Record excerpts:
______________________________

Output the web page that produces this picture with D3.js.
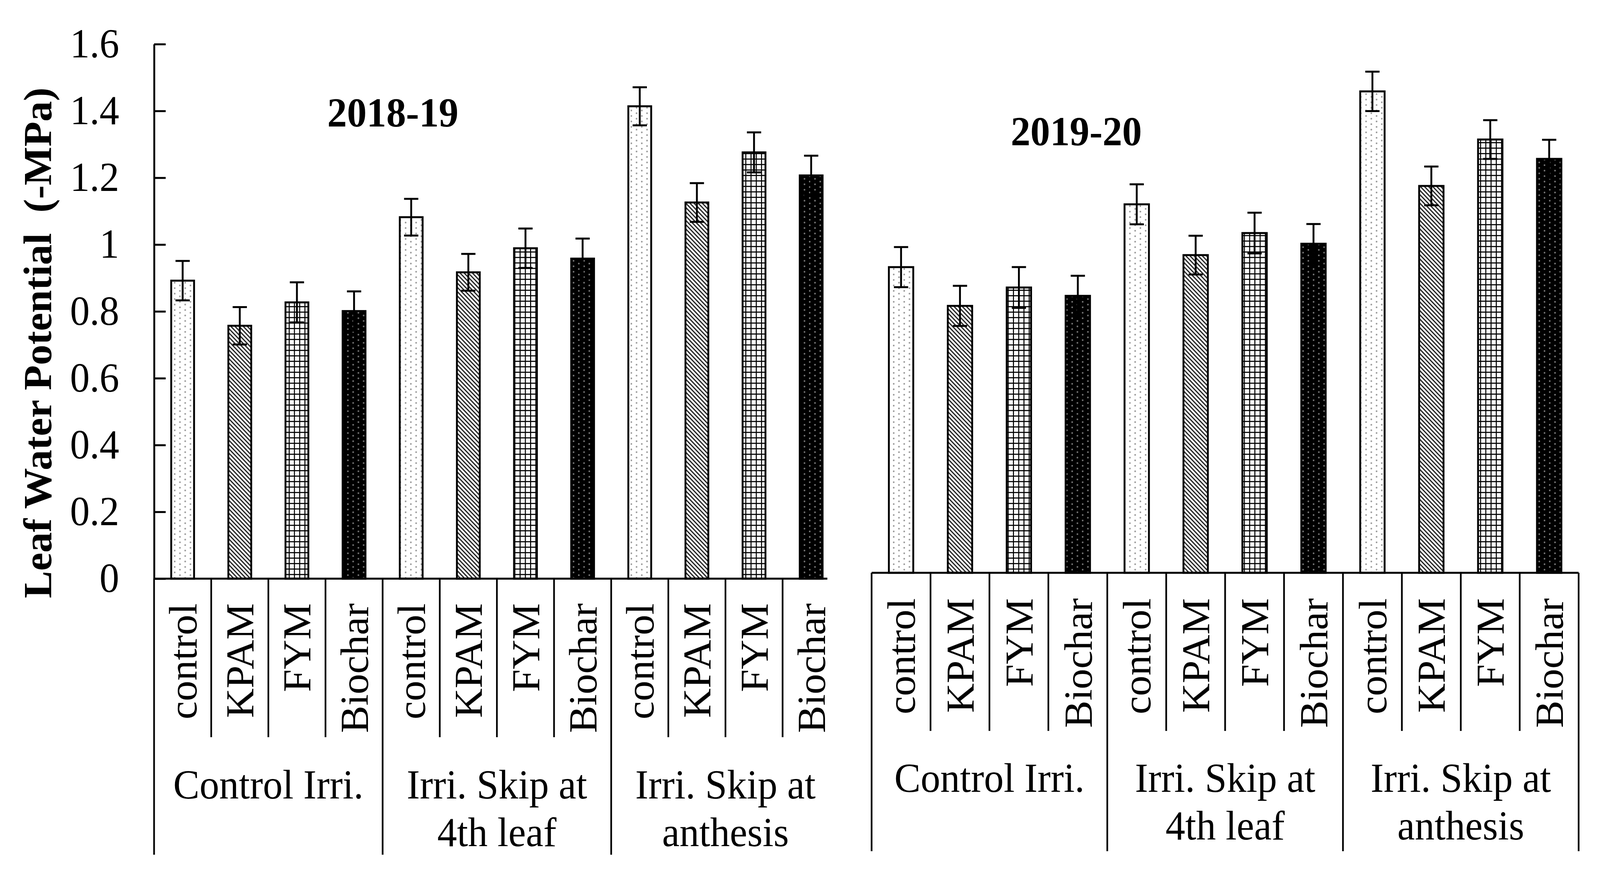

______________________________

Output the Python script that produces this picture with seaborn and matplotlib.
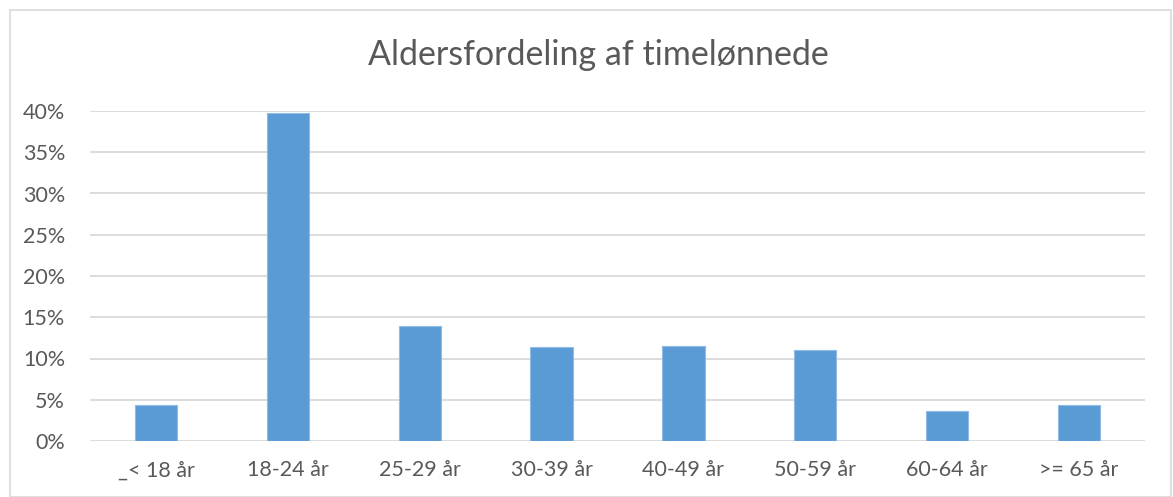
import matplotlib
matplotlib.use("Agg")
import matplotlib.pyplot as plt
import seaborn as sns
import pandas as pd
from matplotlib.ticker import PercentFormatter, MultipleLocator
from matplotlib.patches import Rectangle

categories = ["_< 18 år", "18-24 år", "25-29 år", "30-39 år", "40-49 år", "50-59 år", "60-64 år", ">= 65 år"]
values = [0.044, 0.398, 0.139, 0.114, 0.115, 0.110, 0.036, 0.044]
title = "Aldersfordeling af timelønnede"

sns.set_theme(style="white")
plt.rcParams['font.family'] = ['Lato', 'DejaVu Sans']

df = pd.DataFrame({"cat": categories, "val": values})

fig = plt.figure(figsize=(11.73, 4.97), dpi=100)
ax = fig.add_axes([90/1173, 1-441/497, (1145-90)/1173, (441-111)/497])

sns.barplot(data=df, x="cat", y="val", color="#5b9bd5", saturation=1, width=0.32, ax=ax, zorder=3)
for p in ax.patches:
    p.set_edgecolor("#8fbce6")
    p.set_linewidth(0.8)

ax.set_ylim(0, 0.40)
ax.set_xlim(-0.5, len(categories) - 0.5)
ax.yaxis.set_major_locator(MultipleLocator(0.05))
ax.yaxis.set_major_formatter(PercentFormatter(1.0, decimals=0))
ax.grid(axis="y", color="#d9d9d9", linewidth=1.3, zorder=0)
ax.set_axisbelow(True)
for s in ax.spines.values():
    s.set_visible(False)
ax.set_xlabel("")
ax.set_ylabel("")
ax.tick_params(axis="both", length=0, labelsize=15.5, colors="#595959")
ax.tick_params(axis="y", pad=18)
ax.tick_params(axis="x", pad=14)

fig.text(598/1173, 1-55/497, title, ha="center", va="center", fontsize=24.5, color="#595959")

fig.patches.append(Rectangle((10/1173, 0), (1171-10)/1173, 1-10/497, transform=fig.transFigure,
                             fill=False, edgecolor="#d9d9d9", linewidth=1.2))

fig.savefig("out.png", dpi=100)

______________________________

Copy word for word every line from the one with "Output the Python" through the one with "from matplotlib.patches import Rectangle", including both. No pictures belong in the copy.

Exercise result:
Output the Python script that produces this picture with seaborn and matplotlib.
import matplotlib
matplotlib.use("Agg")
import matplotlib.pyplot as plt
import seaborn as sns
import pandas as pd
from matplotlib.ticker import PercentFormatter, MultipleLocator
from matplotlib.patches import Rectangle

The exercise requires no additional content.